### [WORK TO COMPLETE]
Write the lines out again, from the top of the material to the line containing "type Pt = [number, number];", pictures excluded.

### [GIVEN MATERIAL]
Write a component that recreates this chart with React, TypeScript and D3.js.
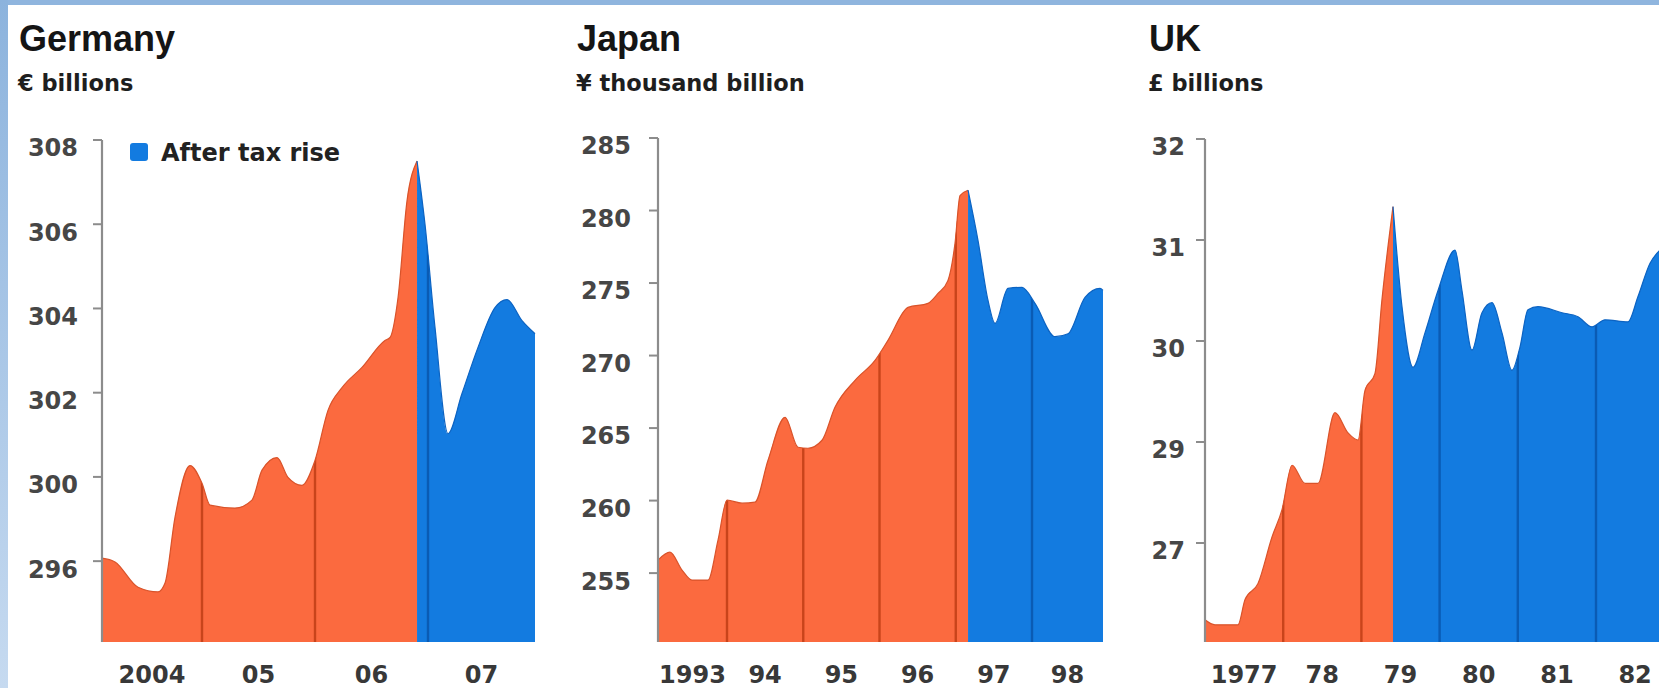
import React from "react";
import * as d3 from "d3";

type Pt = [number, number];

// ---------------- Germany (€ billions) ----------------
const GERMANY_BEFORE: Pt[] = [
  [2004.115, 298.07], [2004.23, 297.98], [2004.434, 297.38], [2004.611, 297.27], [2004.673, 297.48],
  [2004.761, 299.04], [2004.894, 300.27], [2005.0, 299.85], [2005.071, 299.33], [2005.292, 299.26],
  [2005.442, 299.45], [2005.531, 300.16], [2005.664, 300.46], [2005.761, 299.99], [2005.885, 299.8],
  [2006.0, 300.39], [2006.115, 301.58], [2006.239, 302.12], [2006.416, 302.6], [2006.619, 303.24],
  [2006.664, 303.31], [2006.735, 304.26], [2006.814, 306.55], [2006.903, 307.5],
];
const GERMANY_AFTER: Pt[] = [
  [2006.903, 307.5], [2006.973, 306.01], [2007.062, 303.55], [2007.177, 301.03], [2007.301, 301.98],
  [2007.442, 303.07], [2007.593, 304.02], [2007.699, 304.21], [2007.832, 303.71], [2007.947, 303.4],
];
const GERMANY_Y_TICKS = [298, 300, 302, 304, 306, 308];
const GERMANY_Y_LABELS = ["296", "300", "302", "304", "306", "308"];
const GERMANY_YEARS = [2004, 2005, 2006, 2007];
const GERMANY_X_LABELS = ["2004", "05", "06", "07"];

// ---------------- Japan (¥ thousand billion) ----------------
const JAPAN_BEFORE: Pt[] = [
  [1993.095, 255.9], [1993.252, 256.44], [1993.41, 255.21], [1993.541, 254.52], [1993.751, 254.52],
  [1993.882, 257.27], [1994.0, 260.03], [1994.197, 259.82], [1994.367, 259.89], [1994.538, 262.78],
  [1994.761, 265.74], [1994.931, 263.68], [1995.062, 263.61], [1995.246, 264.16], [1995.416, 266.43],
  [1995.679, 268.29], [1995.941, 269.67], [1996.111, 271.05], [1996.374, 273.32], [1996.636, 273.6],
  [1996.767, 274.28], [1996.898, 275.18], [1996.99, 277.73], [1997.056, 281.03], [1997.161, 281.4],
];
const JAPAN_AFTER: Pt[] = [
  [1997.161, 281.4], [1997.292, 277.93], [1997.423, 273.8], [1997.515, 272.22], [1997.685, 274.63],
  [1997.869, 274.7], [1998.039, 273.6], [1998.302, 271.3], [1998.472, 271.5], [1998.695, 274.01],
  [1998.892, 274.63], [1998.931, 274.49],
];
const JAPAN_Y_TICKS = [255, 260, 265, 270, 275, 280, 285];
const JAPAN_Y_LABELS = ["255", "260", "265", "270", "275", "280", "285"];
const JAPAN_YEARS = [1993, 1994, 1995, 1996, 1997, 1998];
const JAPAN_X_LABELS = ["1993", "94", "95", "96", "97", "98"];

// ---------------- UK (£ billions) ----------------
const UK_BEFORE: Pt[] = [
  [1977.0, 27.24], [1977.128, 27.19], [1977.422, 27.19], [1977.512, 27.44], [1977.678, 27.6],
  [1977.857, 28.06], [1977.985, 28.33], [1978.113, 28.77], [1978.279, 28.59], [1978.445, 28.59],
  [1978.662, 29.29], [1978.829, 29.09], [1978.957, 29.02], [1979.046, 29.51], [1979.174, 29.68],
  [1979.263, 30.41], [1979.404, 31.33],
];
const UK_AFTER: Pt[] = [
  [1979.404, 31.33], [1979.519, 30.34], [1979.66, 29.74], [1979.813, 30.08], [1979.98, 30.5],
  [1980.197, 30.9], [1980.286, 30.5], [1980.414, 29.91], [1980.542, 30.28], [1980.67, 30.38],
  [1980.798, 30.08], [1980.926, 29.71], [1981.028, 29.94], [1981.13, 30.31], [1981.258, 30.34],
  [1981.565, 30.28], [1981.77, 30.24], [1981.949, 30.14], [1982.115, 30.21], [1982.409, 30.19],
  [1982.537, 30.44], [1982.691, 30.77], [1982.82, 30.9],
];
const UK_Y_TICKS = [28, 29, 30, 31, 32];
const UK_Y_LABELS = ["27", "29", "30", "31", "32"];
const UK_YEARS = [1977, 1978, 1979, 1980, 1981, 1982];
const UK_X_LABELS = ["1977", "78", "79", "80", "81", "82"];

const LEGEND_LABEL = "After tax rise";

// ---------------- layout / style ----------------
const W = 1659;
const H = 688;
const BASE_Y = 642;
const ORANGE = "#fb6a3f";
const ORANGE_DARK = "#c8441b";
const BLUE = "#137be0";
const BLUE_DARK = "#0a5bb4";
const SMALL_FONT = "'DejaVu Sans', Verdana, sans-serif";
const TITLE_FONT = "'Liberation Sans', Arial, sans-serif";

interface PanelCfg {
  id: string;
  title: string;
  subtitle: string;
  titleX: number;
  left: number;
  right: number;
  xDomain: [number, number];
  yDomain: [number, number];
  topY: number;
  before: Pt[];
  after: Pt[];
  yTicks: number[];
  yLabels: string[];
  years: number[];
  xLabels: string[];
  labelGap: number;
  legend?: boolean;
}

const PANELS: PanelCfg[] = [
  {
    id: "de", title: "Germany", subtitle: "€ billions", titleX: 19,
    left: 102, right: 535, xDomain: [2004.115, 2007.947], yDomain: [296.08, 308], topY: 140,
    before: GERMANY_BEFORE, after: GERMANY_AFTER, yTicks: GERMANY_Y_TICKS, yLabels: GERMANY_Y_LABELS,
    years: GERMANY_YEARS, xLabels: GERMANY_X_LABELS, labelGap: 24, legend: true,
  },
  {
    id: "jp", title: "Japan", subtitle: "¥ thousand billion", titleX: 577,
    left: 658, right: 1103, xDomain: [1993.095, 1998.931], yDomain: [250.25, 285], topY: 138,
    before: JAPAN_BEFORE, after: JAPAN_AFTER, yTicks: JAPAN_Y_TICKS, yLabels: JAPAN_Y_LABELS,
    years: JAPAN_YEARS, xLabels: JAPAN_X_LABELS, labelGap: 27,
  },
  {
    id: "uk", title: "UK", subtitle: "£ billions", titleX: 1149,
    left: 1205, right: 1674.2, xDomain: [1977, 1983], yDomain: [27.02, 32], topY: 139,
    before: UK_BEFORE, after: UK_AFTER, yTicks: UK_Y_TICKS, yLabels: UK_Y_LABELS,
    years: UK_YEARS, xLabels: UK_X_LABELS, labelGap: 20,
  },
];

function Panel({ cfg }: { cfg: PanelCfg }) {
  const x = d3.scaleLinear().domain(cfg.xDomain).range([cfg.left, cfg.right]);
  const y = d3.scaleLinear().domain(cfg.yDomain).range([BASE_Y, cfg.topY]);
  const area = d3
    .area<Pt>()
    .x((d) => x(d[0]))
    .y0(BASE_Y)
    .y1((d) => y(d[1]))
    .curve(d3.curveMonotoneX);
  const line = d3
    .line<Pt>()
    .x((d) => x(d[0]))
    .y((d) => y(d[1]))
    .curve(d3.curveMonotoneX);
  const boundary = cfg.after[0][0];
  const [d0, d1] = cfg.xDomain;
  const clipId = `clip-${cfg.id}`;
  const topTick = y(d3.max(cfg.yTicks) as number);
  const dataEnd = cfg.after[cfg.after.length - 1][0];

  return (
    <g>
      <text x={cfg.titleX} y={51} fontFamily={TITLE_FONT} fontWeight="bold" fontSize={36} fill="#151515">
        {cfg.title}
      </text>
      <text x={cfg.titleX - 1} y={91} fontFamily={SMALL_FONT} fontWeight="bold" fontSize={22.5} fill="#1e1e1e">
        {cfg.subtitle}
      </text>

      <defs>
        <clipPath id={clipId}>
          <path d={area(cfg.before) || ""} />
          <path d={area(cfg.after) || ""} />
        </clipPath>
      </defs>

      <path d={area(cfg.before) || ""} fill={ORANGE} />
      <path d={area(cfg.after) || ""} fill={BLUE} />

      <g clipPath={`url(#${clipId})`}>
        {cfg.years
          .filter((yr) => yr > d0 && yr < dataEnd)
          .map((yr) => (
            <line
              key={yr}
              x1={x(yr)}
              x2={x(yr)}
              y1={cfg.topY - 10}
              y2={BASE_Y}
              stroke={yr < boundary ? ORANGE_DARK : BLUE_DARK}
              strokeWidth={2.4}
            />
          ))}
      </g>

      <path d={line(cfg.before) || ""} fill="none" stroke="#d9532a" strokeWidth={1.2} />
      <path d={line(cfg.after) || ""} fill="none" stroke="#0c63c2" strokeWidth={1.2} />

      {/* y axis */}
      <line x1={cfg.left} x2={cfg.left} y1={topTick} y2={BASE_Y} stroke="#8c8c8c" strokeWidth={2.2} />
      {cfg.yTicks.map((t, i) => (
        <g key={t}>
          <line x1={cfg.left - 9} x2={cfg.left} y1={y(t)} y2={y(t)} stroke="#8c8c8c" strokeWidth={2} />
          <text
            x={cfg.left - cfg.labelGap}
            y={y(t) + 8}
            dy="0.35em"
            textAnchor="end"
            fontFamily={SMALL_FONT}
            fontWeight="bold"
            fontSize={24}
            fill="#464646"
          >
            {cfg.yLabels[i]}
          </text>
        </g>
      ))}

      {/* x labels centred on the visible part of each year */}
      {cfg.years.map((yr, i) => {
        const a = Math.max(yr, d0);
        const b = Math.min(yr + 1, d1);
        return (
          <text
            key={yr}
            x={x((a + b) / 2)}
            y={683}
            textAnchor="middle"
            fontFamily={SMALL_FONT}
            fontWeight="bold"
            fontSize={24}
            fill="#383838"
          >
            {cfg.xLabels[i]}
          </text>
        );
      })}

      {cfg.legend && (
        <g>
          <rect x={130} y={143} width={18} height={18} rx={3} fill={BLUE} />
          <text x={161} y={161} fontFamily={SMALL_FONT} fontWeight="bold" fontSize={24} fill="#222">
            {LEGEND_LABEL}
          </text>
        </g>
      )}
    </g>
  );
}

export default function App() {
  return (
    <div style={{ position: "absolute", left: 0, top: 0, width: W, height: H, overflow: "hidden" }}>
      <svg width={W} height={H} viewBox={`0 0 ${W} ${H}`} style={{ display: "block" }}>
        <defs>
          <linearGradient id="leftEdge" x1="0" y1="0" x2="0" y2="1">
            <stop offset="0%" stopColor="#8cb3dd" />
            <stop offset="100%" stopColor="#c6daf0" />
          </linearGradient>
        </defs>
        <rect x={0} y={0} width={W} height={H} fill="#ffffff" />
        <rect x={0} y={0} width={W} height={5} fill="#8fb5de" />
        <rect x={0} y={0} width={8} height={H} fill="url(#leftEdge)" />
        {PANELS.map((p) => (
          <Panel key={p.id} cfg={p} />
        ))}
      </svg>
    </div>
  );
}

### [EXERCISE SOLUTION]
Write a component that recreates this chart with React, TypeScript and D3.js.
import React from "react";
import * as d3 from "d3";

type Pt = [number, number];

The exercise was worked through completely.